I love playing Hades, but my hands certainly don’t. An indie video game officially released in 2020, Hades sees one player taking control of Zagreus, the prince of the underworld, as he attempts to escape to Mount Olympus in search of his lost mother. Based on the myths and characters of Greek mythology – think Orpheus and Eurydice, Achilles and Patroclus, that sort of thing – Hades is the kind of unexpected hit that Classics nerds like myself can’t praise enough. However, there’s one big hurdle that prevents me from playing it for too long: the fact that doing so gives me crab hands.
Hades is such an intense video game to play, where one misstep can result in failure of godlike proportions, that I can’t help but clench my poor broken hands around the controller whenever I play. The pain of it led me to put the game down for a long while, choosing to play something that’s a little more merciful on my appendages. Recently, however, I’ve taken to playing Hades with a group of friends couch co-op style, meaning that we pass the controller on whenever we successfully clear a room of enemies. This is an ideal way for me to experience the game because it allows my hands some much-needed rest between clenching sessions. It’s also made me realise that Hades would make for an amazing co-op board game.
Looking at Hades on its face, it’s hard to see how it would work as a co-op tabletop experience. The video game is primarily designed to be single-player, with the little prince who could – Zagreus – going up against the entire underworld and a good chunk of Mount Olympus too. Of course, a tabletop designer could always go down the well-trodden route of enabling players to control a collection of different characters, such as Zagreus’ part-time rivals and lovers Megara and Thanatos. However, this isn’t what I have in mind for a co-op board game based on Hades. Instead, I believe that a tabletop title in which players collectively control the demi-god in his escape attempts would be the best possible adaptation.
The boon element of the video game would translate excellently into a co-op board game.
Hades isn’t just a video game about quick responses and dexterous fingers; it’s also about clever strategy. Players are encouraged to try out new approaches because they’ll be dying and retrying an entire run of levels often. Throughout each new attempt, players can make many choices that can dramatically change their chances of succeeding in escaping the underworld. Having the right weapon equipped or the best charm in hand can make all the difference.
This is what makes the video game such a great co-op experience; players collectively make these decisions, offering their unique perspectives and helping shape this version of Zagreus to be uniquely effective in his own way. It's also what would make it such a great co-op board game, as all the emphasis would be placed on strategy. In a co-op Hades board game, players could collaboratively decide on which weapon to take – each one offering its own advantages and disadvantages – and which of the available charms they want Zagreus to hold onto.
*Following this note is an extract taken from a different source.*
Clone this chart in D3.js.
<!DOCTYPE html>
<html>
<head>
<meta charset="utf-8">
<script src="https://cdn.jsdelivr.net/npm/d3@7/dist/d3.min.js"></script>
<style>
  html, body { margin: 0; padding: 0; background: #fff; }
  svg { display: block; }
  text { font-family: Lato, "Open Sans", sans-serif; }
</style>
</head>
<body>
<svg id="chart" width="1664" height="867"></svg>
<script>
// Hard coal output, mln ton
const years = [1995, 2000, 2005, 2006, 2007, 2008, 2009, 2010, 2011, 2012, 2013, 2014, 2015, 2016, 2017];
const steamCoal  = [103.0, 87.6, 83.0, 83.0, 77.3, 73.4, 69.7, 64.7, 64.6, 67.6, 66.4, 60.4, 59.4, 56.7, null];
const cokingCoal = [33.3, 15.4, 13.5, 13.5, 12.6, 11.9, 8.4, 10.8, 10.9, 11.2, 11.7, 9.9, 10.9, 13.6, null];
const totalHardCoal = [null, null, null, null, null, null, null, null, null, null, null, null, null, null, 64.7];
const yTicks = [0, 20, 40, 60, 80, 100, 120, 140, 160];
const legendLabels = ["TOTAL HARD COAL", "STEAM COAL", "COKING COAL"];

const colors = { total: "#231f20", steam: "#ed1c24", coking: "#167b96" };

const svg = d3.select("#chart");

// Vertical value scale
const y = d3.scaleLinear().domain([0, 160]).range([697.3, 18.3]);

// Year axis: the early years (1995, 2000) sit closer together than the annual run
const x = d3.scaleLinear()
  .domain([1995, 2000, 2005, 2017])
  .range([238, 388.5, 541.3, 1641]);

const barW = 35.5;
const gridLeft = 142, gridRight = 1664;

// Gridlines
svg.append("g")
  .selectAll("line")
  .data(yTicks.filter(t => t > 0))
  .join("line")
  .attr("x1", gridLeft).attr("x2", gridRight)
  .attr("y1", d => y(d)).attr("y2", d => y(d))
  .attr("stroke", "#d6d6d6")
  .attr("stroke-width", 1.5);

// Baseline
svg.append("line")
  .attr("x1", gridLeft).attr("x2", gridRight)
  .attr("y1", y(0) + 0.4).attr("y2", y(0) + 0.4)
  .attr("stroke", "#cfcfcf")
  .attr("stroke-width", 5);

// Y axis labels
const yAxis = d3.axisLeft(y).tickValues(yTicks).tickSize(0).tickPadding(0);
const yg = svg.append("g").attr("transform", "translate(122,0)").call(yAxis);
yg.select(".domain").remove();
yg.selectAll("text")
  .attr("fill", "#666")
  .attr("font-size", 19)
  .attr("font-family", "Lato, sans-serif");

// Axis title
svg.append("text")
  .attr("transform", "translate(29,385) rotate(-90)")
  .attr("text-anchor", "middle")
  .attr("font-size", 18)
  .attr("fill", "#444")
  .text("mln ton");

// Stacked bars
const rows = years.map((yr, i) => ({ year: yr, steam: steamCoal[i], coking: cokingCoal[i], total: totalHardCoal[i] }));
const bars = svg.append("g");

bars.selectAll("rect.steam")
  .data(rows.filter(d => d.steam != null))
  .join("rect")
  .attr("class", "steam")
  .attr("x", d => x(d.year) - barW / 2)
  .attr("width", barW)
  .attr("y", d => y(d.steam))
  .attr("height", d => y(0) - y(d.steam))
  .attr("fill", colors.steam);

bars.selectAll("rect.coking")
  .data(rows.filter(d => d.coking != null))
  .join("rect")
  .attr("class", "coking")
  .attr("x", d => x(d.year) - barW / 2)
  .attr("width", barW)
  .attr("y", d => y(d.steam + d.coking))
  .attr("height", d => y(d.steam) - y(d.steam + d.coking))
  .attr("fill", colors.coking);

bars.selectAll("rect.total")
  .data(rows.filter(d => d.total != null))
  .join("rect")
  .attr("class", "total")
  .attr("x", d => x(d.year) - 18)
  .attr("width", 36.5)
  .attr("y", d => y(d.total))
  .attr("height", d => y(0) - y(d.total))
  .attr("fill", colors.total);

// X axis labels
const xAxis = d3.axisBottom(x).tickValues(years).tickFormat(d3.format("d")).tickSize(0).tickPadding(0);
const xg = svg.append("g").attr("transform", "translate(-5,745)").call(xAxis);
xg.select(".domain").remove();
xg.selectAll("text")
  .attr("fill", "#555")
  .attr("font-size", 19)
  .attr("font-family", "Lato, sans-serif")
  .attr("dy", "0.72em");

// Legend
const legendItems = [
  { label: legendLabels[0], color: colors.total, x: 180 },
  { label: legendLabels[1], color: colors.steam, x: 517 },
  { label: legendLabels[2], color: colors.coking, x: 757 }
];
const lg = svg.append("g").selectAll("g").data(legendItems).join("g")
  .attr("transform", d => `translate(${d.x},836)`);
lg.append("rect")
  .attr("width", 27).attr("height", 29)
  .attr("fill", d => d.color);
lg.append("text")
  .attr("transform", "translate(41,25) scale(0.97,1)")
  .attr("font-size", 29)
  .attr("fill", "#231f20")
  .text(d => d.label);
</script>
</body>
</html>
Boss fights could work similarly to Monster Hunter World: The Board Game – if on a smaller and shorter scale.
Boons are an essential aspect of Hades, with every playthrough of the game seeing a series of gods popping up in various rooms to offer Zagreus a bonus to his attacks or abilities. Which boons you decide to take can easily make or break a run of Hades, with much deliberation needed every time the opportunity arises. This element of the video game would translate excellently into a co-op board game, with players having to collectively choose which boons to take and which ones to pass on. If players are clever about their choices, they could end up turning their Zagreus into an absolute powerhouse who shrugs off attacks like they’re nothing. Alternatively, they could end up creating a build that's good in theory but fails to stand up against the many challenges they encounter in each level of the underworld.
Being based on a video game with randomly generated rooms, the Hades co-op board game would obviously involve a good chunk of luck, too. The type and number of enemies players face in each room could be determined by a stack of cards for every level, with the group needing to decide which enemy Zagreus is going to prioritise over the others. Perhaps different weapons could enable Zagreus to do damage to multiple enemies at once, or those that are placed further back in a row of cards. Of course, you can’t forget about the video game’s iconic boss battles, which are also randomly decided from a series of possible opponents. These particular fights could work similarly to Monster Hunter World: The Board Game – if on a smaller and shorter scale – with every boss having their own unique abilities and deck of actions.
Zagreus’ dreams of escaping the underworld are initially scoffed at by his father, Hades, and the god’s many attendees, with the journey he must make seeming almost insurmountable in the face of constant failure. Facing this challenge with other people by your side makes the task feel a lot more achievable, with the combined might of everyone resulting in more and more successes. This is ultimately why Hades would work incredibly well as a co-op board game; after all, everything is easier with friends.